Nearly a foot long, this dude whacked the Gurgler upon landing, then hunted it down about ten feet across a current seam. Almost put a burn in my rod hand forearm.
I fished the Hous last night from 6pm-9pm. Things began slowly. The water was up (300cfs and lightly stained) and I’m not sure if that meant the fish were a little more spread out or just hanging on the bottom. I covered some prime runs, long since out of the sun, and only found a few dinks willing to eat. Even once the sun was well below the hills, there was very little surface action, and even fewer fish willing to jump on a surface/film bug. At 7pm I saw two white flies in the space of five minutes. Perhaps the start of something good?
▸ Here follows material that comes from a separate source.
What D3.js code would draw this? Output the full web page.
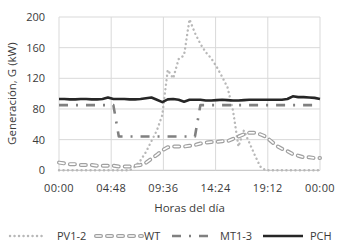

I kept thinking that the pool would light up around 7:30pm. 8:00pm passed and still nothing, nada, bupkis. Then, the first rise ring appeared. I fished a size 8 Convertible on the surface with a size 12 Partridge and White dropped off the bend. The bass liked both flies: dead drifted, swung/waked, and very slowly retrieved. By 8:30 the air was alive with bugs, the water surface cluttered with fluttering white masses (as a fine contrast, there was also a good showing of black caddis, size 16.) I took my last fish at 8:45, and shot the video from the previous post on the wade out.
Some notes: the bass were keyed solely on the hatch. I could coax no interest in a surface bug or streamer. Also, the mosquitoes were fierce once my cigar went out. Bring bug spray or an extra stick. With warming and dropping water levels, I would expect tonight’s action to be excellent.
Best bass of the night, just over a foot long. He took the soft hackle as I performed a slow hand-twist retrieve in some frog water. A really good battle from this fish — he sounded after hookset, bulled and raced, and I didn’t see him until he reached the net.